JudikaturJustiz8Ob84/22v

8Ob84/22v – OGH Entscheidung

Entscheidung
18. Juli 2022

Kopf

Der Oberste Gerichtshof hat durch den Senatspräsidenten Hon. Prof. Dr. Kuras als Vorsitzenden, die Hofrätinnen Dr. Tarmann Prentner und Mag. Korn sowie die Hofräte Dr. Stefula und Dr. Thunhart als weitere Richter in der Pflegschaftssache der E* N*, geboren am * 1931, *, über den außerordentlichen Revisionsrekurs der Betroffenen und des S* K*, gegen den Beschluss des Landesgerichts für Zivilrechtssachen Wien als Rekursgericht vom 7. April 2022, GZ 43 R 22/22m 34, den

Beschluss

gefasst:

Spruch

Der Akt wird dem Erstgericht zurückgestellt.

Text

Begründung:

[1] Mit Beschluss des Erstgerichts vom 16. 11. 2021 wurde für die Betroffene ein Rechtsanwalt gemäß § 271 ABGB zum gerichtlichen Erwachsenenvertreter mit dem Wirkungskreis ihrer Vertretung vor Gerichten und bei Rechtsgeschäften mit privaten Vertragspartnern bestellt.

[2] Das Rekursgericht wies den von der Betroffenen und deren Ehegatten S* K* gemeinsam gegen den Bestellungsbeschluss erhobenen Rekurs bezüglich des Ehegatten mangels Parteistellung zurück. Den Rekurs der Betroffenen wies es als unbegründet ab und ließ den ordentlichen Revisionsrekurs mangels der gesetzlichen Voraussetzungen nicht zu.

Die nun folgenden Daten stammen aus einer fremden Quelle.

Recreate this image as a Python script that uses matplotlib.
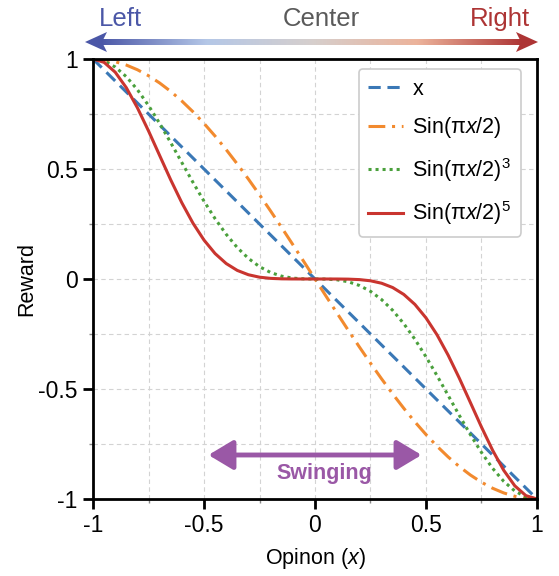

[3] Gegen diese Entscheidung richtet sich die selbstverfasste, als „Ablehnungsantrag“ und „ außerordentlicher Revisionsrekurs “ bezeichnete Eingabe der Betroffenen und ihres Ehegatten.

[4] Der bestellte Erwachsenenvertreter erklärte über Aufforderung des Gerichts, die Anträge der Betroffenen nicht zu genehmigen. Das Erstgericht erklärte daraufhin mit Beschluss vom 23. 6. 2022 das Verfahren über den Ablehnungsantrag für beendet und legte den außerordentlichen Revisionsrekurs dem Obersten Gerichtshof vor.

Rechtliche Beurteilung

[5] Die Vorlage ist verfrüht.

[6] Die betroffene Person kann nach § 116a Abs 1 AußStrG im Erwachsenenschutzverfahren unabhängig von ihrer Verfahrensfähigkeit Verfahrenshandlungen vornehmen. Stimmen ihre Anträge nicht mit jenen ihres Vertreters überein, so sind bei der Entscheidung alle Anträge inhaltlich zu berücksichtigen.

[7] Gemäß § 6 Abs 2 iVm § 65 Abs 3 AußStrG müssen sich die Parteien unter anderem im Verfahren über die Erwachsenenvertretung im Revisionsrekursverfahren durch einen Rechtsanwalt oder Notar vertreten lassen. Der vorliegende Rekurs bzw außerordentliche Revisionsrekurs wurde von beiden Rechtsmittelwerbern ohne Unterschrift eines Rechtsanwalts oder Notars eingebracht und weist somit einen Formmangel auf.

[8] Die Einleitung eines Verbesserungsverfahrens ist nur dann entbehrlich und der Formmangel ohne Bedeutung, wenn das Rechtsmittel als solches absolut unzulässig ist (RS0005946; RS0120029; RS0128266 [T1, T12]). Dies ist hier nicht der Fall.

[9] Der Akt ist daher dem Erstgericht zur Durchführung des Verbesserungsverfahrens (§ 10 Abs 4 AußStrG) zurückzustellen. Dabei wird auf den bereits im Akt erliegenden Verfahrenshilfeantrag der Betroffenen (ON 38) hingewiesen. Die fehlende Zustimmung des Erwachsenenvertreters hindert die Behandlung des Antrags aufgrund der selbstständigen Rechtsmittelbefugnis der Betroffenen nach § 116a Abs 1 AußStrG nicht.

[10] Im Übrigen wird vor einer neuerlichen Vorlage des Rechtsmittels über den Ablehnungsantrag zu entscheiden sein, weil die versagte Genehmigung durch den Erwachsenenvertreter das Ablehnungsverfahren nicht beenden konnte. Abgesehen davon, dass die Äußerung des Erwachsenenvertreters gegen den Zweitantragsteller von vornherein keine Wirkung entfaltete, ist der Antrag der Betroffenen gemäß § 116a Abs 1 AußStrG auch ohne Genehmigung zu behandeln.